PS: This was achieved successfully in mice for the first time this year. Study published just over a month ago, check it out!:

http://www.sciencemag.org/news/2016/10/mouse-egg-cells-made-entirely-lab-give-rise-healthy-offspring

Egg cells derived in the lab from embryonic stem cells.

O. Hikabe et. al., Nature 538, 7625 (20 October 2016) © MacMillian Publisher Ltd.

You have been working on developing a novel, testable question on a gene regulation-related topic. What is the most challenging aspect of it and why?

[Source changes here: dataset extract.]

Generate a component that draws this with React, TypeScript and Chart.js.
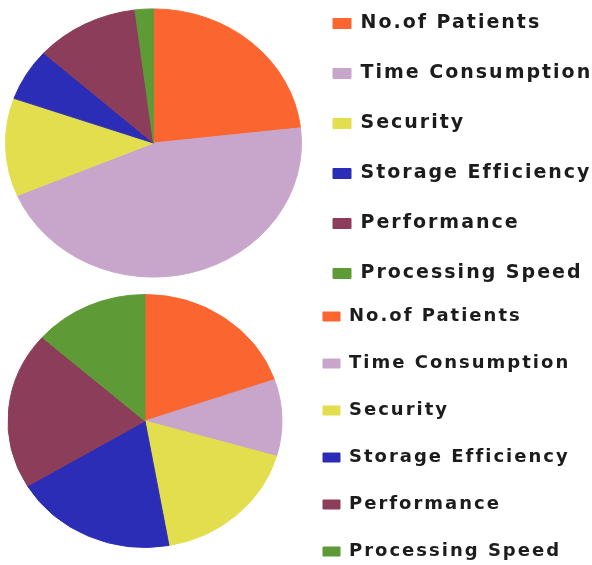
import React, { useEffect, useRef } from 'react';
import { Chart, registerables } from 'chart.js';

Chart.register(...registerables);

const categories = ['No.of Patients', 'Time Consumption', 'Security', 'Storage Efficiency', 'Performance', 'Processing Speed'];
const topValues = [23.2, 45.4, 11.8, 6.3, 11.3, 2.0];
const bottomValues = [19.7, 9.8, 17.7, 19.2, 20.1, 13.5];
const sliceColors = ['#FA6530', '#C8A6CB', '#E3DE4E', '#2B2DB6', '#8C3D59', '#5E9A36'];

const letterSpacingPlugin = {
  id: 'letterSpacing',
  beforeLayout(chart: any, _a: any, opts: any) {
    chart.ctx.letterSpacing = opts.value || '0px';
  },
  beforeDraw(chart: any, _a: any, opts: any) {
    chart.ctx.letterSpacing = opts.value || '0px';
  },
};

const squashPlugin = {
  id: 'squash',
  beforeDatasetsDraw(chart: any, _a: any, opts: any) {
    const arc = chart.getDatasetMeta(0).data[0];
    const ctx = chart.ctx;
    ctx.save();
    ctx.translate(0, arc.y);
    ctx.scale(1, opts.sy || 1);
    ctx.translate(0, -arc.y);
  },
  afterDatasetsDraw(chart: any) {
    chart.ctx.restore();
  },
};

type PieProps = {
  values: number[];
  left: number;
  top: number;
  width: number;
  height: number;
  radius: number;
  sy: number;
  fontSize: number;
  spacing: string;
  labelPadding: number;
  boxWidth: number;
  boxHeight: number;
  legendMaxWidth: number;
  pad: { left: number; right: number; top: number; bottom: number };
  titlePad: number;
};

function PieChart(p: PieProps) {
  const ref = useRef<HTMLCanvasElement | null>(null);
  useEffect(() => {
    if (!ref.current) return;
    const chart = new Chart(ref.current, {
      type: 'pie',
      data: {
        labels: categories,
        datasets: [
          {
            data: p.values,
            backgroundColor: sliceColors,
            borderColor: sliceColors,
            borderWidth: 1,
            radius: p.radius,
          } as any,
        ],
      },
      options: {
        animation: false,
        responsive: false,
        devicePixelRatio: 1,
        layout: { padding: p.pad },
        plugins: {
          tooltip: { enabled: false },
          legend: {
            position: 'right',
            align: 'center',
            maxWidth: p.legendMaxWidth,
            title: {
              display: true,
              text: ' ',
              font: { size: 1, lineHeight: 1 },
              padding: { top: p.titlePad, bottom: 0 },
            },
            labels: {
              boxWidth: p.boxWidth,
              boxHeight: p.boxHeight,
              padding: p.labelPadding,
              color: '#1c1c1c',
              font: { family: "'DejaVu Sans', sans-serif", size: p.fontSize, weight: 'bold' },
            },
          },
          letterSpacing: { value: p.spacing },
          squash: { sy: p.sy },
        } as any,
      },
      plugins: [letterSpacingPlugin, squashPlugin],
    });
    return () => chart.destroy();
  }, []);
  return (
    <canvas
      ref={ref}
      width={p.width}
      height={p.height}
      style={{ position: 'absolute', left: p.left, top: p.top, width: p.width, height: p.height }}
    />
  );
}

export default function App() {
  return (
    <div style={{ position: 'absolute', left: 0, top: 0, width: 592, height: 565, overflow: 'hidden', background: '#fff' }}>
      <PieChart
        values={topValues}
        left={0}
        top={-32}
        width={592}
        height={350}
        radius={148}
        sy={0.906}
        fontSize={19}
        spacing="2px"
        labelPadding={31}
        boxWidth={18}
        boxHeight={10}
        legendMaxWidth={290}
        pad={{ left: 5, right: 0, top: 0, bottom: 0 }}
        titlePad={10}
      />
      <PieChart
        values={bottomValues}
        left={-4}
        top={251}
        width={596}
        height={340}
        radius={137}
        sy={0.923}
        fontSize={18}
        spacing="2px"
        labelPadding={29}
        boxWidth={17}
        boxHeight={9}
        legendMaxWidth={280}
        pad={{ left: 0, right: 18, top: 0, bottom: 0 }}
        titlePad={25}
      />
    </div>
  );
}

For my final project, I have been working on developing a novel testable question about a gene called pho88. When choosing a topic, I wanted to select a gene that very little was known about so that I could have a very wide array of experiments and options to choose from. Pho88 is gene related to the phosphate transport pathway in yeast, but as no research was done specifically on this gene, and therefore it is definitely poorly understood. Unexpectedly, this aspect of it has made it quite difficult for me to narrow my focus down to one testable question about it because so much could still be discovered about it. Specifically, I have found that the pho88 mutant has many phenotypic similarities to pho86, another phosphate transport gene. Both of these proteins have proven to localize in the ER membrane of yeast, suggesting possible interaction or interaction in the same pathway. More importantly however, an up regulation in certain phosphate transport genes was seen in the double mutant of pho88 and pho86 under high phosphate conditions. This affect on gene regulation is the opposite of what occurs in wild-type yeast, and therefore it suggests that pho88 and/or pho86 could influence gene regulation. This is the knowledge gap I will be investigating in my project. However, since it is known that pho86 interacts with other phosphate transport proteins in yeast (such as pho84), I also want to test interactions between pho88 and these proteins, as well as pho88 with pho86. All of these observations have sparked my interest in pho88 and what its role is in the phosphate transport pathway, but they have also made it difficult for me to choose only one or two experiments to “conduct” in my project.